和歌山県南紀のニュース/AGARA 紀伊民報

2024年12月23日(月)

飲酒運転根絶へ 条例強化取り締まりも

田辺署や県警交通指導課が実施した飲酒検問(田辺市湊で)
田辺署や県警交通指導課が実施した飲酒検問(田辺市湊で)
 県の飲酒運転根絶条例の罰則規定が1日から、施行された。アルコール依存症の受診を求めたり、酒類を提供した飲食店にも店名の公表や過料といった措置を講じたりする。危険な飲酒運転の撲滅に向けて、県警も引き続き取り締まりを強化している。
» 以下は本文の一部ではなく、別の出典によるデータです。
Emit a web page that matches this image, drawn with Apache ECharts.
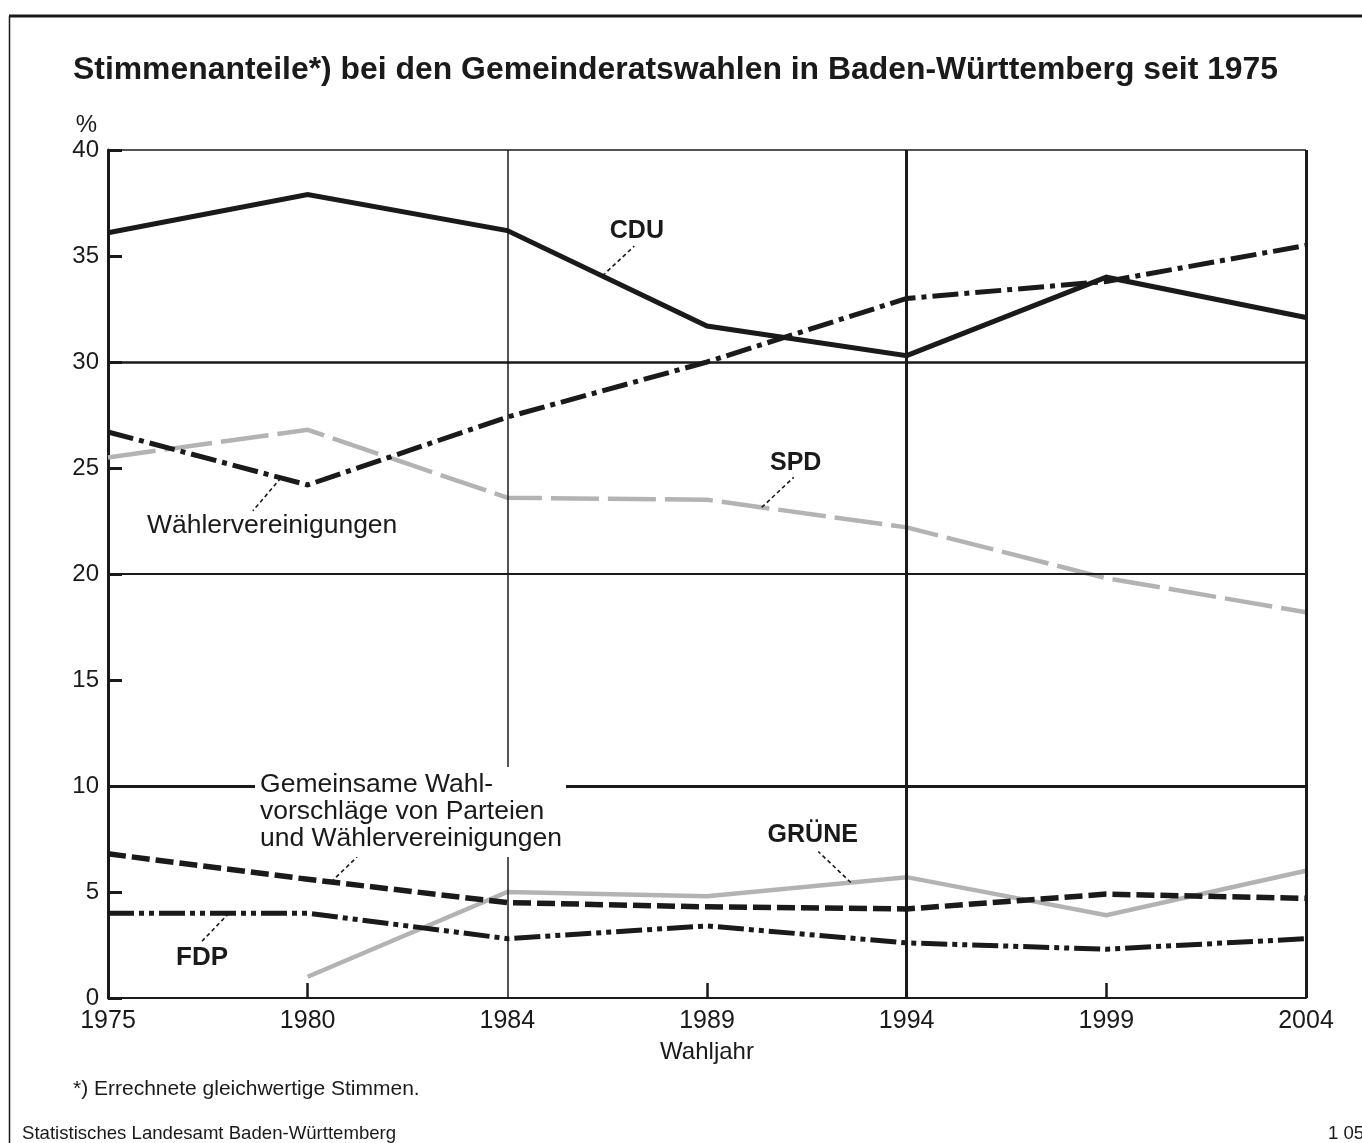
<!DOCTYPE html>
<html><head><meta charset="utf-8">
<script src="https://cdn.jsdelivr.net/npm/echarts@6/dist/echarts.min.js"></script>
<style>html,body{margin:0;padding:0;background:#fff}#c{width:1362px;height:1143px}</style>
</head><body><div id="c"></div>
<script>
// ---- data ----
const years = ['1975','1980','1984','1989','1994','1999','2004'];
const yTickLabels = ['0','5','10','15','20','25','30','35','40'];
const cdu       = [36.1, 37.9, 36.2, 31.7, 30.3, 34.0, 32.1];
const waehler   = [26.7, 24.2, 27.4, 30.0, 33.0, 33.8, 35.5];
const spd       = [25.5, 26.8, 23.6, 23.5, 22.2, 19.8, 18.2];
const gemeinsam = [6.8, 5.6, 4.5, 4.3, 4.2, 4.9, 4.7];
const gruene    = [null, 1.0, 5.0, 4.8, 5.7, 3.9, 6.0];
const fdp       = [4.0, 4.0, 2.8, 3.4, 2.6, 2.3, 2.8];

const FONT = '"Liberation Sans", Arial, Helvetica, sans-serif';
const INK = '#1a1a1a';
const GRAY = '#b3b3b3';

const chart = echarts.init(document.getElementById('c'), null, {renderer: 'canvas'});

function lineSeries(name, data, color, width, dash, z) {
  return {
    name, type: 'line', data, showSymbol: false, symbol: 'none', z: z || 3,
    connectNulls: false, silent: true,
    lineStyle: {color, width, type: dash || 'solid', cap: 'butt', join: 'miter'}
  };
}

const option = {
  animation: false,
  backgroundColor: '#fff',
  title: {
    text: 'Stimmenanteile*) bei den Gemeinderatswahlen in Baden-Württemberg seit 1975',
    left: 73, top: 54, padding: 0,
    textStyle: {fontFamily: FONT, fontSize: 31.9, fontWeight: 'bold', color: INK}
  },
  grid: {left: 108, right: 56, top: 150, bottom: 145, containLabel: false},
  xAxis: {
    type: 'category', data: years, boundaryGap: false,
    axisLine: {show: true, lineStyle: {color: INK, width: 2}},
    axisTick: {show: true, inside: true, length: 15, lineStyle: {color: INK, width: 2.5},
      interval: (i) => i === 1 || i === 3 || i === 5},
    axisLabel: {show: true, margin: 11, fontFamily: FONT, fontSize: 25, color: INK, interval: 0,
      showMinLabel: true, showMaxLabel: true},
    splitLine: {show: false}
  },
  yAxis: {
    type: 'value', min: 0, max: 40, interval: 5,
    axisLine: {show: true, onZero: false, lineStyle: {color: INK, width: 3}},
    axisTick: {show: true, inside: true, length: 14, lineStyle: {color: INK, width: 3}},
    axisLabel: {margin: 9, fontFamily: FONT, fontSize: 24, color: INK,
      formatter: (v) => yTickLabels[Math.round(v / 5)]},
    splitLine: {show: false}
  },
  series: [
    {
      name: 'grid', type: 'line', data: years.map(() => null), z: 1, silent: true,
      showSymbol: false, symbol: 'none', lineStyle: {width: 0},
      markLine: {
        silent: true, symbol: ['none', 'none'], label: {show: false}, animation: false,
        emphasis: {disabled: true},
        data: [
          {yAxis: 10, lineStyle: {color: INK, width: 3, type: 'solid'}},
          {yAxis: 20, lineStyle: {color: INK, width: 2, type: 'solid'}},
          {yAxis: 30, lineStyle: {color: INK, width: 2.5, type: 'solid'}},
          {yAxis: 40, lineStyle: {color: INK, width: 1.5, type: 'solid'}},
          {xAxis: '1984', lineStyle: {color: INK, width: 1.5, type: 'solid'}},
          {xAxis: '1994', lineStyle: {color: INK, width: 3, type: 'solid'}},
          {xAxis: '2004', lineStyle: {color: INK, width: 3, type: 'solid'}}
        ]
      }
    },
    lineSeries('SPD', spd, GRAY, 4.5, [48, 9], 2),
    lineSeries('GRÜNE', gruene, GRAY, 4.5, 'solid', 2),
    lineSeries('Wählervereinigungen', waehler, INK, 5, [26, 6, 5, 6], 3),
    lineSeries('Gemeinsame', gemeinsam, INK, 5.5, [18, 6], 3),
    lineSeries('FDP', fdp, INK, 5, [26, 5, 5, 5, 5, 5], 3),
    lineSeries('CDU', cdu, INK, 5, 'solid', 4)
  ]
};
chart.setOption(option);

// anchor point on a series line at fractional category index t
function anchor(arr, t) {
  const i = Math.floor(t), f = t - i;
  const a = chart.convertToPixel({gridIndex: 0}, [i, arr[i]]);
  const b = chart.convertToPixel({gridIndex: 0}, [i + 1, arr[i + 1]]);
  return [a[0] + (b[0] - a[0]) * f, a[1] + (b[1] - a[1]) * f];
}

const graphics = [];
function leader(p, dx, dy) {
  graphics.push({type: 'line', z: 90, silent: true,
    shape: {x1: p[0], y1: p[1], x2: p[0] + dx, y2: p[1] + dy},
    style: {stroke: INK, lineWidth: 1.6, lineDash: [4, 3]}});
}
function label(x, y, text, bold, size, align) {
  graphics.push({type: 'text', z: 100, silent: true, x, y,
    style: {text, fill: INK, font: (bold ? 'bold ' : '') + size + 'px ' + FONT,
      align: align || 'center', verticalAlign: 'middle'}});
}

// CDU
let p = anchor(cdu, 2.476);
leader(p, 32, -30); label(p[0] + 34.5, p[1] - 45, 'CDU', true, 25);
// SPD
p = anchor(spd, 3.274);
leader(p, 32, -30); label(p[0] + 34, p[1] - 44, 'SPD', true, 25);
// Wählervereinigungen
p = anchor(waehler, 0.866);
leader(p, -28, 33); label(p[0] - 134, p[1] + 48, 'Wählervereinigungen', false, 26.5, 'left');
// Gemeinsame Wahlvorschläge
p = anchor(gemeinsam, 1.117);
leader(p, 26, -25);
graphics.push({type: 'text', z: 100, silent: true, x: p[0] - 76, y: p[1] - 115,
  style: {text: 'Gemeinsame Wahl-\nvorschläge von Parteien\nund Wählervereinigungen',
    fill: INK, font: '26.5px ' + FONT, lineHeight: 27, align: 'left', verticalAlign: 'top',
    backgroundColor: '#fff', padding: [4, 4, 5, 5]}});
// GRÜNE
p = anchor(gruene, 3.72);
leader(p, -32.5, -31); label(p[0] - 38, p[1] - 47, 'GRÜNE', true, 25);
// FDP
p = anchor(fdp, 0.606);
leader(p, -27, 28); label(p[0] - 27, p[1] + 45, 'FDP', true, 26);

// axis titles, notes, frame
label(86.5, 125, '%', false, 24);
label(707, 1052, 'Wahljahr', false, 24);
label(73, 1089, '*) Errechnete gleichwertige Stimmen.', false, 21, 'left');
label(22, 1134, 'Statistisches Landesamt Baden-Württemberg', false, 18.6, 'left');
label(1328, 1134, '1 05', false, 18.6, 'left');
graphics.push({type: 'line', z: 100, silent: true, shape: {x1: 9, y1: 16, x2: 1362, y2: 16},
  style: {stroke: INK, lineWidth: 3}});
graphics.push({type: 'line', z: 100, silent: true, shape: {x1: 9.5, y1: 16, x2: 9.5, y2: 1143},
  style: {stroke: INK, lineWidth: 1.5}});

chart.setOption({graphic: graphics});
</script>
</body></html>
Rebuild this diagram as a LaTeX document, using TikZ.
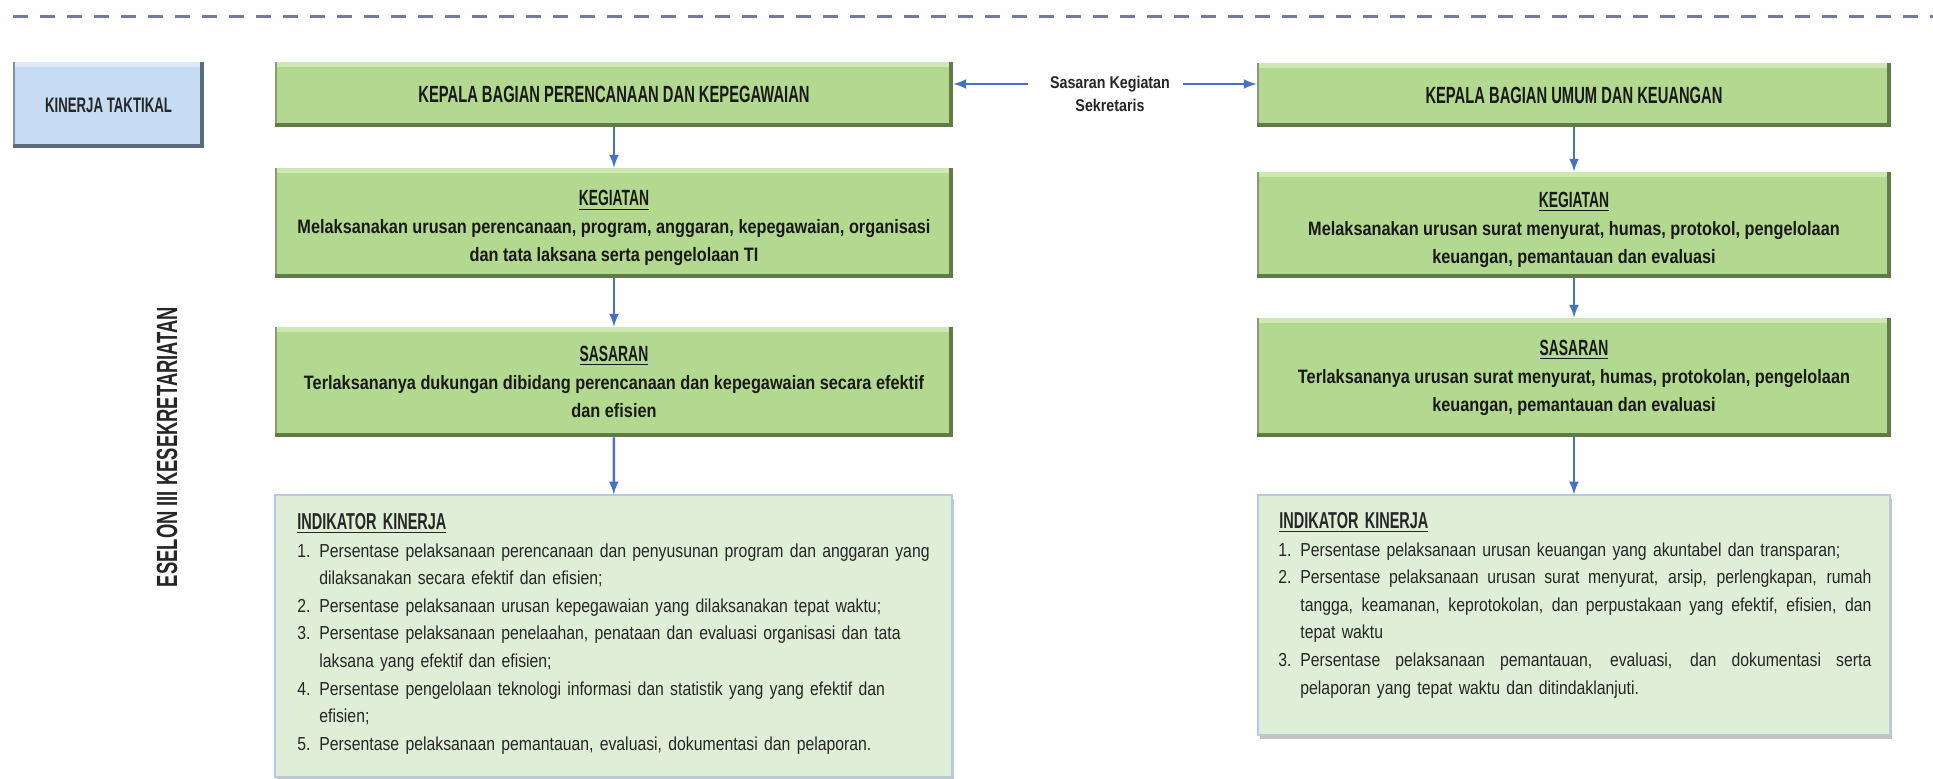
\documentclass[tikz,border=0pt]{standalone}
\usepackage{fontspec}
\usepackage{enumitem}
\usetikzlibrary{shadows}
\newfontfamily\capsfont{Liberation Sans}[FakeStretch=0.63]
\newfontfamily\bodyfont{Liberation Sans}[FakeStretch=0.84]
\definecolor{hijau}{RGB}{179,216,143}
\definecolor{hijauterang}{RGB}{205,232,178}
\definecolor{hijaugelap}{RGB}{96,122,72}
\definecolor{hijaumuda}{RGB}{223,238,214}
\definecolor{biru}{RGB}{197,220,243}
\definecolor{birugelap}{RGB}{92,106,128}
\definecolor{panah}{RGB}{68,114,196}
\definecolor{garis}{RGB}{112,122,162}
\newcommand{\boxhead}[2][0pt]{{\capsfont\bfseries\fontsize{11}{14}\selectfont\rule{0pt}{#1}\underline{#2}}}
\newcommand{\fullline}[1]{\makebox[\linewidth][s]{\spaceskip=\fontdimen2\font plus 1fil\relax #1}}

\tikzset{
	bevel/.style 2 args={path picture={
		\fill[#1] (path picture bounding box.north west) rectangle ([yshift=-2.5pt]path picture bounding box.north east);
		\fill[#2!75!white] (path picture bounding box.north west) rectangle ([xshift=1.2pt]path picture bounding box.south west);
		\fill[#2] ([xshift=-2pt]path picture bounding box.north east) rectangle (path picture bounding box.south east);
		\fill[#2] ([yshift=2pt]path picture bounding box.south west) rectangle (path picture bounding box.south east);
	}},
	greenbox/.style={rectangle, fill=hijau, bevel={hijauterang}{hijaugelap}, inner sep=0pt, align=center, text=black!90,
		font=\bodyfont\bfseries\fontsize{9.7}{14}\selectfont},
	bluebox/.style={rectangle, fill=biru, bevel={biru!60!white}{birugelap}, inner sep=0pt, align=center, text=black!85,
		font=\capsfont\bfseries\fontsize{10.5}{12}\selectfont},
	indbox/.style={rectangle, fill=hijaumuda, draw=biru!80!gray, line width=0.6pt,
		drop shadow={opacity=0.45, shadow xshift=1pt, shadow yshift=-2.2pt}},
	listtext/.style={inner sep=0pt, anchor=north west, text=black!85, font=\bodyfont\fontsize{9.4}{13.8}\selectfont},
	arr/.style={panah, very thick, -latex},
	dashline/.style={garis, line width=1.5pt, dash pattern=on 7.5pt off 6pt}
}
\setlist[enumerate]{label=\arabic*., leftmargin=11pt, labelwidth=8pt, labelsep=3pt, align=left,
	itemsep=0pt, topsep=0pt, parsep=0pt, partopsep=0pt}

\begin{document}
\begin{tikzpicture}[x=0.5pt,y=-0.5pt]
			\path[fill=white, use as bounding box] (0,0) rectangle (1933,779);
			\draw[dashline] (13,17) -- (1933,17);

			\node[bluebox, minimum width=95.5pt, minimum height=43pt] (taktis) at (108.5,105) {KINERJA TAKTIKAL};
			\node[rotate=90, text=black!85, font=\capsfont\bfseries\fontsize{14.6}{16}\selectfont] (eselon) at (167,447) {ESELON III KESEKRETARIATAN};

			% kolom kiri
			\node[greenbox, minimum width=339pt, minimum height=32.5pt, font=\capsfont\bfseries\fontsize{11.7}{14}\selectfont] (kepL) at (614,94.5) {KEPALA BAGIAN PERENCANAAN DAN KEPEGAWAIAN};
			\node[greenbox, minimum width=339pt, minimum height=55pt] (kegL) at (614,223) {\boxhead[13pt]{KEGIATAN}\\ Melaksanakan urusan perencanaan, program, anggaran, kepegawaian, organisasi\\ dan tata laksana serta pengelolaan TI};
			\node[greenbox, minimum width=339pt, minimum height=55pt] (sasL) at (614,382) {\boxhead{SASARAN}\\ Terlaksananya dukungan dibidang perencanaan dan kepegawaian secara efektif\\ dan efisien};
			\node[indbox, minimum width=338.5pt, minimum height=141pt] (indL) at (613.5,636) {};
			\node[listtext, text width=330pt] (listL) at (297,513) {\raggedright\hyphenpenalty=10000
				{\capsfont\bfseries\fontsize{11.5}{13.8}\selectfont\underline{INDIKATOR KINERJA}}\par
				\begin{enumerate}
				\item Persentase pelaksanaan perencanaan dan penyusunan program dan anggaran yang\newline dilaksanakan secara efektif dan efisien;
				\item Persentase pelaksanaan urusan kepegawaian yang dilaksanakan tepat waktu;
				\item Persentase pelaksanaan penelaahan, penataan dan evaluasi organisasi dan tata\newline laksana yang efektif dan efisien;
				\item Persentase pengelolaan teknologi informasi dan statistik yang yang efektif dan\newline efisien;
				\item Persentase pelaksanaan pemantauan, evaluasi, dokumentasi dan pelaporan.
				\end{enumerate}};

			% kolom kanan
			\node[greenbox, minimum width=317pt, minimum height=32pt, font=\capsfont\bfseries\fontsize{11.7}{14}\selectfont] (kepR) at (1574,95) {KEPALA BAGIAN UMUM DAN KEUANGAN};
			\node[greenbox, minimum width=317pt, minimum height=53pt] (kegR) at (1574,225) {\boxhead[12.5pt]{KEGIATAN}\\ Melaksanakan urusan surat menyurat, humas, protokol, pengelolaan\\ keuangan, pemantauan dan evaluasi};
			\node[greenbox, minimum width=317pt, minimum height=59.5pt] (sasR) at (1574,377.5) {\boxhead{SASARAN}\\ Terlaksananya urusan surat menyurat, humas, protokolan, pengelolaan\\ keuangan, pemantauan dan evaluasi};
			\node[indbox, minimum width=316pt, minimum height=120pt] (indR) at (1574,615) {};
			\node[listtext, text width=296pt] (listR) at (1279,512) {\raggedright\hyphenpenalty=10000
				{\capsfont\bfseries\fontsize{11.5}{13.8}\selectfont\underline{INDIKATOR KINERJA}}\par
				\begin{enumerate}[leftmargin=10.5pt]
				\item Persentase pelaksanaan urusan keuangan yang akuntabel dan transparan;
				\item \fullline{Persentase pelaksanaan urusan surat menyurat, arsip, perlengkapan, rumah}\newline \fullline{tangga, keamanan, keprotokolan, dan perpustakaan yang efektif, efisien, dan}\newline tepat waktu
				\item \fullline{Persentase pelaksanaan pemantauan, evaluasi, dan dokumentasi serta}\newline pelaporan yang tepat waktu dan ditindaklanjuti.
				\end{enumerate}};

			% tengah
			\node[align=center, text=black!85, font=\bodyfont\bfseries\fontsize{8.5}{11.5}\selectfont] (sk) at (1110,93.5) {Sasaran Kegiatan\\Sekretaris};
			\coordinate (skL) at (1028,84);
			\coordinate (skR) at (1183,84);
			\draw[arr] (skL) -- (skL -| kepL.east);
			\draw[arr] (skR) -- (skR -| kepR.west);

			\foreach \a/\b in {kepL/kegL, kegL/sasL, sasL/indL, kepR/kegR, kegR/sasR, sasR/indR}
				\draw[arr] (\a) -- (\b);
\end{tikzpicture}
\end{document}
 条例は4月から施行し、県民に飲酒運転を通報する努力義務、飲食店や駐車場所有者らに飲酒運転を防止することなどを求めている。10月からは罰則規定が施行され、検挙された人に依存症の診断を受けることを求める。5年以内に再度検挙されれば義務となり、怠れば5万円以下の過料を科す。

 運転者だけではなく、店側にも防止義務が発生し、違反者に酒類を提供した飲食店には、公安委員会が啓発ポスターの掲示など飲酒運転防止措置を指示。従わないと店名の公表などをし、過料を科す場合もある。

 一方、4月に条例が施行されてからも依然として飲酒運転の検挙や交通事故は相次いでいる。管内に県内有数の飲食街「味光路」がある田辺署では、条例の罰則規定が施行されてからも、引き続き警戒を強めている。

 同署交通課の大江澄享課長(40)によると、飲酒運転は毎年一定の検挙者がおり、事故の件数も横ばい状態。飲食店で酒を飲んでいた以外にも、自宅で飲酒した後に車を運転していたケースもあったという。

 同署では管内の各地で検問やパトロールなどをして警戒を強化。施行前日の9月30日にも、県警交通指導課とともに田辺市内で検問を実施した。

 大江課長は「条例では、運転者だけでなく、飲食店の取り組みについても明記されている。住民からの通報で検挙につながった事例もあり、撲滅に向けて飲酒運転を許さない機運を高められたら」と話した。

 県警によると、県内の飲酒運転による人身事故は、14年の40件からほぼ横ばいとなっている。18年は33件で、今年も8月末までに15件発生している。